In that case I knew which version to choose. But I still haven’t made up my mind about the last two lines of the poem. In one version I liked the first line better: “You fussy folk are doomed to discontent./You can’t be satisfied; at last that’s evident.” In another version I liked the second line better: “ You fussy folk know only groans and sighing./ You can’t be satisfied; there’s no use trying.” Which do you prefer?

Occasionally, though, I was lucky enough to find a wording that was even better than the original French. My favorite example is “Cross my heart” as a rendering of “Sans mentir” (without lying) in the fable “The Crow and the Fox” (Book I, Fable II). The meter is a perfect match and the language is far more expressive. But my luck didn’t last for the rest of the poem. As anyone who also had to memorize it will recognize, the meter at the end departs widely from the original. Here is my translation in full:

Perched on a treetop, behold Master Crow

With his mouth crammed full of cheese.

Lured by the scent, Master Fox sits below

And sounds him with pleasantries.

“Greetings. M’lord” is his studied homage.

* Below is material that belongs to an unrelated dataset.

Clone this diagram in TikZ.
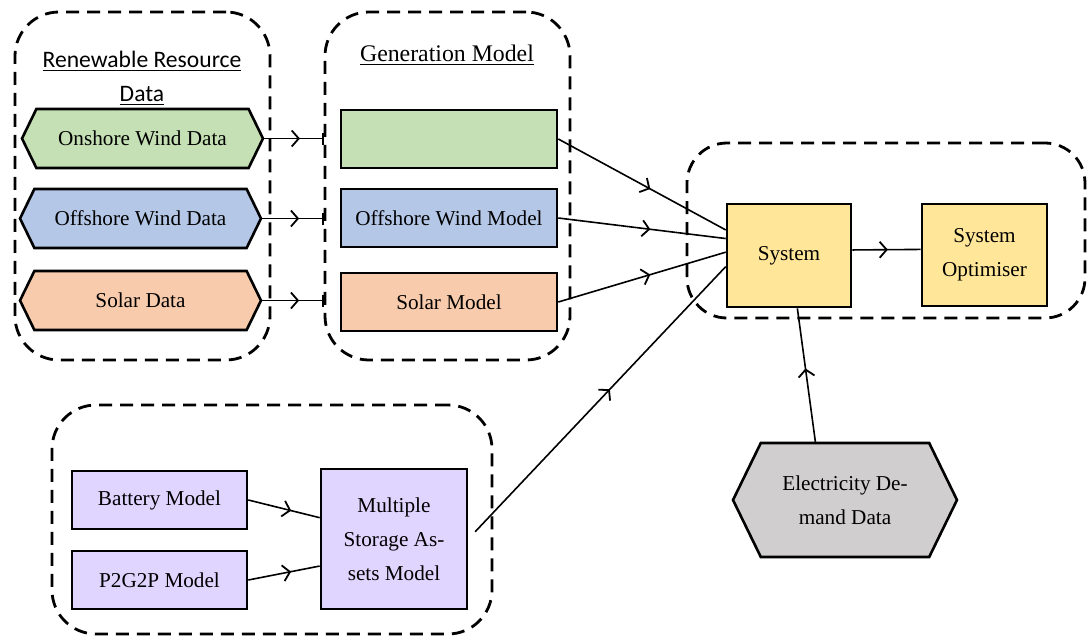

“Aren’t you the handsome fellow.

A voice to match such splendid plumage

Must be both sweet and mellow.

Cross my heart, you’ve got to be

The height of vocal glory

Deserving of celebrity

Throughout this territory.”

It works: the crow just has to show

How gorgeous he can sound.

He shapes his mouth into an O.

The cheese falls to the ground.

Fox seizes it and smirks “Dear sir,

Here’s valuable advice.

To learn to distrust a flatterer

A cheese is a trifling price.”

Wracked with confusion, shame and pain,

Crow views his sorry state

And vows he’ll not be tricked again

Just a bit too late.

Eventually the project was completed and I was emboldened to send a sample of my work to the distinguished poet/translator Richard Wilbur. I couldn’t have been more thrilled when he responded that I “stand up very well to the competition.” But now I face the most daunting challenge of all: how to find the right publisher.